--- start ---
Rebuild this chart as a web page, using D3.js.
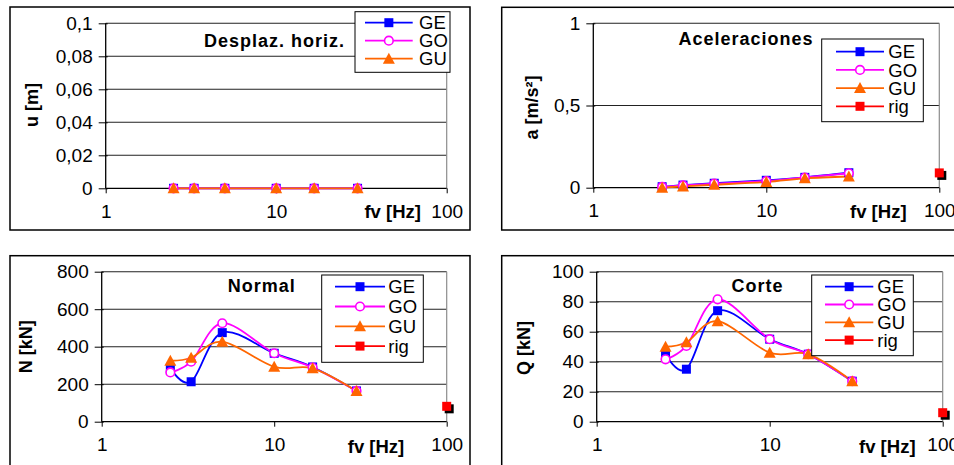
<!DOCTYPE html>
<html>
<head>
<meta charset="utf-8">
<script src="https://cdn.jsdelivr.net/npm/d3@7"></script>
<style>
  html, body { margin: 0; padding: 0; background: #fff; }
  svg { display: block; font-family: "Liberation Sans", Arial, sans-serif; }
</style>
</head>
<body>
<svg id="chart" width="954" height="465"></svg>
<script>
// ---------------- DATA ----------------
const fv = [2.5, 3.3, 5, 10, 16.7, 30];
const rigFv = [100];
const xTicks = [1, 10, 100];

const uGE = [0, 0, 0, 0, 0, 0];
const uGO = [0, 0, 0, 0, 0, 0];
const uGU = [0, 0, 0, 0, 0, 0];
const uTicks = [0, 0.02, 0.04, 0.06, 0.08, 0.1];

const aGE = [0.006, 0.016, 0.027, 0.045, 0.063, 0.091];
const aGO = [0.005, 0.014, 0.025, 0.040, 0.062, 0.088];
const aGU = [0.0, 0.008, 0.018, 0.035, 0.057, 0.068];
const aRig = [0.09];
const aTicks = [0, 0.5, 1];

const nGE = [285, 213, 475, 365, 292, 164];
const nGO = [263, 320, 525, 365, 289, 164];
const nGU = [325, 341, 427, 293, 285, 164];
const nRig = [82];
const nTicks = [0, 200, 400, 600, 800];

const qGE = [45, 35, 74, 55, 45, 27];
const qGO = [41.6, 50.5, 81.6, 55, 45, 27];
const qGU = [50, 53, 67, 46, 45, 27];
const qRig = [6];
const qTicks = [0, 20, 40, 60, 80, 100];

// ---------------- STYLE ----------------
const colors = { GE: "#0000FF", GO: "#FF00FF", GU: "#FF6600", rig: "#FF0000" };
const locale = d3.formatLocale({ decimal: ",", thousands: ".", grouping: [3], currency: ["", "€"] });
const fmt = locale.format("~g");

const svg = d3.select("#chart");

const panels = [
  { box: [10, 7, 460, 223], plot: { l: 105.7, r: 446.7, t: 23.3, b: 188.3 },
    ticks: uTicks, title: "Desplaz. horiz.", titlePos: [274.5, 47],
    ytitle: "u [m]", ytitlePos: [32, 105], fvPos: [392.7, 218],
    legend: { x: 355, y: 11.7, w: 95, h: 60.6, y0: 22.7, dy: 18, lx1: 365, lx2: 412.7, tx: 419 },
    series: [ ["GE", fv, uGE], ["GO", fv, uGO], ["GU", fv, uGU] ] },
  { box: [501.7, 7.3, 470, 222.7], plot: { l: 593.3, r: 939.3, t: 23.3, b: 187.7 },
    ticks: aTicks, title: "Aceleraciones", titlePos: [746, 45],
    ytitle: "a [m/s²]", ytitlePos: [531.7, 107.5], fvPos: [878.3, 218],
    legend: { x: 821.7, y: 39, w: 101.6, h: 82.7, y0: 51.7, dy: 18.2, lx1: 836, lx2: 884, tx: 888.3 },
    series: [ ["GE", fv, aGE], ["GO", fv, aGO], ["GU", fv, aGU], ["rig", rigFv, aRig] ] },
  { box: [10, 255.7, 460, 230], plot: { l: 101.7, r: 446.7, t: 271.7, b: 421.7 },
    ticks: nTicks, title: "Normal", titlePos: [261.8, 292.3],
    ytitle: "N [kN]", ytitlePos: [26, 346.7], fvPos: [376, 453],
    legend: { x: 321.7, y: 275, w: 101.6, h: 87.3, y0: 286.7, dy: 19.8, lx1: 335, lx2: 385, tx: 388.3 },
    series: [ ["GE", fv, nGE], ["GO", fv, nGO], ["GU", fv, nGU], ["rig", rigFv, nRig] ] },
  { box: [501.7, 255.7, 470, 230], plot: { l: 596.7, r: 942.7, t: 271.7, b: 421.7 },
    ticks: qTicks, title: "Corte", titlePos: [757.5, 292.3],
    ytitle: "Q [kN]", ytitlePos: [524, 348], fvPos: [887.3, 453],
    legend: { x: 811.7, y: 275, w: 101.6, h: 80.7, y0: 286.7, dy: 17.8, lx1: 825, lx2: 873.3, tx: 877.3 },
    series: [ ["GE", fv, qGE], ["GO", fv, qGO], ["GU", fv, qGU], ["rig", rigFv, qRig] ] }
];

function drawMarker(g, name, x, y) {
  const c = colors[name];
  if (name === "GE") {
    g.append("rect").attr("x", x - 4.5).attr("y", y - 4.5).attr("width", 9).attr("height", 9).attr("fill", c);
  } else if (name === "GO") {
    g.append("circle").attr("cx", x).attr("cy", y).attr("r", 4.3)
      .attr("fill", "#fff").attr("stroke", c).attr("stroke-width", 1.6);
  } else if (name === "GU") {
    g.append("path").attr("d", `M${x},${y - 6}L${x + 6},${y + 5}L${x - 6},${y + 5}Z`).attr("fill", c);
  } else if (name === "rig") {
    g.append("rect").attr("x", x - 2).attr("y", y - 2).attr("width", 9).attr("height", 9).attr("fill", "#000");
    g.append("rect").attr("x", x - 4.5).attr("y", y - 4.5).attr("width", 9).attr("height", 9).attr("fill", c);
  }
}

panels.forEach(p => {
  const g = svg.append("g");
  const [bx, by, bw, bh] = p.box;
  g.append("rect").attr("x", bx).attr("y", by).attr("width", bw).attr("height", bh)
    .attr("fill", "#fff").attr("stroke", "#000").attr("stroke-width", 1.5);

  const x = d3.scaleLog().domain([1, 100]).range([p.plot.l, p.plot.r]);
  const y = d3.scaleLinear().domain([0, d3.max(p.ticks)]).range([p.plot.b, p.plot.t]);

  // gridlines
  g.append("g").selectAll("line").data(p.ticks.filter(t => t !== 0)).join("line")
    .attr("x1", p.plot.l).attr("x2", p.plot.r)
    .attr("y1", d => y(d)).attr("y2", d => y(d))
    .attr("stroke", "#222").attr("stroke-width", 1.1);
  // right border of plot area
  g.append("line").attr("x1", p.plot.r).attr("x2", p.plot.r)
    .attr("y1", p.plot.t).attr("y2", p.plot.b).attr("stroke", "#8c8c8c").attr("stroke-width", 1.2);

  // y axis
  const ya = g.append("g").attr("transform", `translate(${p.plot.l},0)`)
    .call(d3.axisLeft(y).tickValues(p.ticks).tickFormat(fmt).tickSize(7).tickPadding(6));
  ya.select(".domain").attr("stroke", "#000").attr("stroke-width", 1.3).attr("d", `M0,${p.plot.t}V${p.plot.b}`);
  ya.selectAll(".tick line").attr("stroke", "#000").attr("x1", 2);
  ya.selectAll(".tick text").attr("font-size", 19).attr("fill", "#000")
    .attr("font-family", "Liberation Sans, Arial, sans-serif");

  // x axis
  const xa = g.append("g").attr("transform", `translate(0,${p.plot.b})`)
    .call(d3.axisBottom(x).tickValues(xTicks).tickFormat(d3.format("d")).tickSize(5).tickPadding(11));
  xa.select(".domain").attr("stroke", "#000").attr("stroke-width", 1.3).attr("d", `M${p.plot.l},0H${p.plot.r}`);
  xa.selectAll(".tick line").attr("stroke", "#000");
  xa.selectAll(".tick text").attr("font-size", 19).attr("fill", "#000")
    .attr("font-family", "Liberation Sans, Arial, sans-serif");

  // series lines
  const line = d3.line().curve(d3.curveCatmullRom.alpha(0)).x(d => x(d[0])).y(d => y(d[1]));
  p.series.forEach(([name, xs, ys]) => {
    const pts = xs.map((v, i) => [v, ys[i]]);
    if (pts.length > 1) {
      g.append("path").datum(pts).attr("d", line).attr("fill", "none")
        .attr("stroke", colors[name]).attr("stroke-width", 1.8);
    }
  });
  p.series.forEach(([name, xs, ys]) => {
    const mg = g.append("g");
    xs.forEach((v, i) => drawMarker(mg, name, x(v), y(ys[i])));
  });

  // title
  g.append("text").attr("x", p.titlePos[0]).attr("y", p.titlePos[1]).attr("text-anchor", "middle")
    .attr("font-size", 18).attr("font-weight", "bold").attr("letter-spacing", 1).text(p.title);

  // y title
  g.append("text").attr("transform", `translate(${p.ytitlePos[0]},${p.ytitlePos[1]}) rotate(-90)`)
    .attr("text-anchor", "middle").attr("dy", "0.35em")
    .attr("font-size", 18).attr("font-weight", "bold").text(p.ytitle);

  // x title
  g.append("text").attr("x", p.fvPos[0]).attr("y", p.fvPos[1]).attr("text-anchor", "middle")
    .attr("font-size", 18.5).attr("font-weight", "bold").text("fv [Hz]");

  // legend
  const L = p.legend;
  g.append("rect").attr("x", L.x).attr("y", L.y).attr("width", L.w).attr("height", L.h)
    .attr("fill", "#fff").attr("stroke", "#000").attr("stroke-width", 1);
  p.series.forEach(([name], i) => {
    const ly = L.y0 + i * L.dy;
    g.append("line").attr("x1", L.lx1).attr("x2", L.lx2).attr("y1", ly).attr("y2", ly)
      .attr("stroke", colors[name]).attr("stroke-width", 1.8);
    const mg = g.append("g");
    if (name === "rig") {
      mg.append("rect").attr("x", (L.lx1 + L.lx2) / 2 - 4.5).attr("y", ly - 4.5)
        .attr("width", 9).attr("height", 9).attr("fill", colors.rig);
    } else {
      drawMarker(mg, name, (L.lx1 + L.lx2) / 2, ly);
    }
    g.append("text").attr("x", L.tx).attr("y", ly).attr("dy", "0.36em")
      .attr("font-size", 18.5).text(name);
  });
});
</script>
</body>
</html>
--- end ---
Report all lines of the material that contain the word "chart".

- _Written response_
Rebuild this chart as a web page, using D3.js.
<svg id="chart" width="954" height="465"></svg>
const svg = d3.select("#chart");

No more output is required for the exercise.